Anderson recounts his initial reaction to this alien atmosphere. "Oh, I loved it," he smiles. It was "electric, masculine and aggressive" and fitted perfectly with his football-playing, cocky teenage persona. The world into which "Young Richard" walked that winter morning was an arcane one anchored in time-worn traditions. "It might as well have been 1882," he laughs. Surfaces were strewn with half-made garments and "massive shears like scissors on steroids nestled in their folds". Under the tutelage of Huntsman's managers, Brian Hall (grumpy, chain-smoking) and Colin Hammick (smooth, unflappable), he was introduced to the world of bluff edges and blind-flies, rip downs and roll lines; 27 years later, he is the proprietor of the youngest bespoke tailoring house on the Golden Mile.

With the recent opening of Abercrombie & Fitch, at the junction with Burlington Gardens, the Row has found itself in a rather undesired limelight. Abercrombie & Fitch of Savile Row is as incongruous a label as Café Rouge of Brick Lane. The deep pockets of the American casual-apparel outfit have raised the stakes on property prices and created worries that a reputation expertly burnished over two centuries could lose its lustre. Anderson, however, claims it is positive for the future of the Row. "Footfall has increased and that can't be a bad thing. Before, it was a destination venue. But now, while children are in [Abercrombie], their fathers will wander up and buy a shirt, a belt, a tie," he says.

At this point, a customer arrives for his inaugural fitting. Anderson apologises and heads to the backroom, leaving me with his amiable apprentice, Rebecca. An Australian who left the Great Ocean Road to take up the role six years ago, she embodies progress in the industry. "I've got a young face," she says, "and at first you could see the clients' reactions: who's this girl? In my first week I remember ending a client call by saying 'No worries,' and the room went quiet. Then someone told me, you can't say that." Returning from his whistle-stop fitting, Anderson points out that when he started, his girlfriend wasn't even allowed in the front of house.

The process of tailoring has also changed. "Each tailor in the team had his own role; one affixed the collar, another the sleeves, another the lining, and so on," to form a production line not unlike that at Bentley or Daimler. Economic necessity has faded out that expensive practice in favour of a single tailor taking responsibility for the whole process. However, an exacting approach remains, and Anderson retains the services of dedicated workers to whom he passes on duties after he has created a blueprint for the work. "Some tailors will specialise in Nehru jackets, others morning suits," he says. "We try also to keep a single tailor working on a customer's commissions for consistency of quality."

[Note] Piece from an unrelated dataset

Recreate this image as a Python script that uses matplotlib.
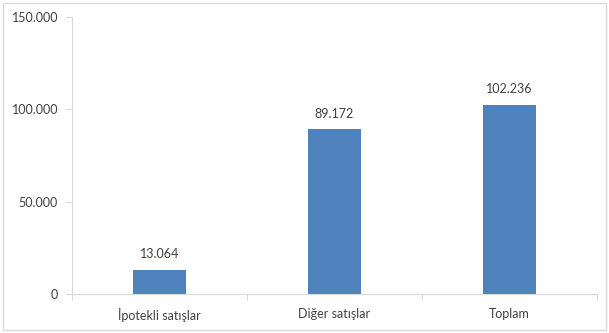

Anderson is respectful of his competitors' virtues and I'm impressed by the clubbable qualities of the Row. Even so, does he not see suits or coats when out walking and think he could do much better? "Oh God, all the time!" he exclaims.

Yet his immaculate manners have helped navigate some precarious situations with famous clients. High-end frequently means high maintenance. The Row has a fine record of pandering to the pompous antics of the great and good. The Huntsman years are full of stories of bad behaviour. Stewart Granger stomped around, turning the cutting-room blue with unwarranted language, while Rex Harrison would go mad at the drop of a stitch. "Oh, he was a boy!" declares Anderson. Yet for every Granger and Harrison there would be a darling like Katharine Hepburn, who "liked her trousers about three sizes too wide, so they billowed like ship's sails when she walked". The fitter's relationship with their client is a balancing act of deference and authority.

His erudite memoir positions Anderson as the Anthony Bourdain of the rag trade. And as I leave him to his bodkins and bolts, I wonder, glancing to my caramel-blotted trousers, if his book might even teach me how to smarten up my act.

'Bespoke: Savile Row Ripped and Smoothed' (Simon & Schuster, £14.99) is out now.

The benefits of bespoke

'It's as crisp and sharp as a shot of limoncello'

The term "bespoke" derives from how a customer's fabric would be "spoken for". The client's will is the metronome by which Savile Row ticks – and justifiably so considering the price tag: Anderson's standard bespoke suit is racked at £3,500. Yet, Anderson points out, the cost equates to a suit's durability. To highlight this, he pulls out a grey two- piece, with a one-button jacket, that he cut 15 years ago. It's as crisp and sharp as a shot of limoncello. If Huntsman's famous one-button coats were the innovation of their time, then what, I ask, has been the most prominent development of late? "The Blackberry or mobile-phone pocket. We'll take the measurements of a particular model," says Anderson. "That's the beauty of bespoke!"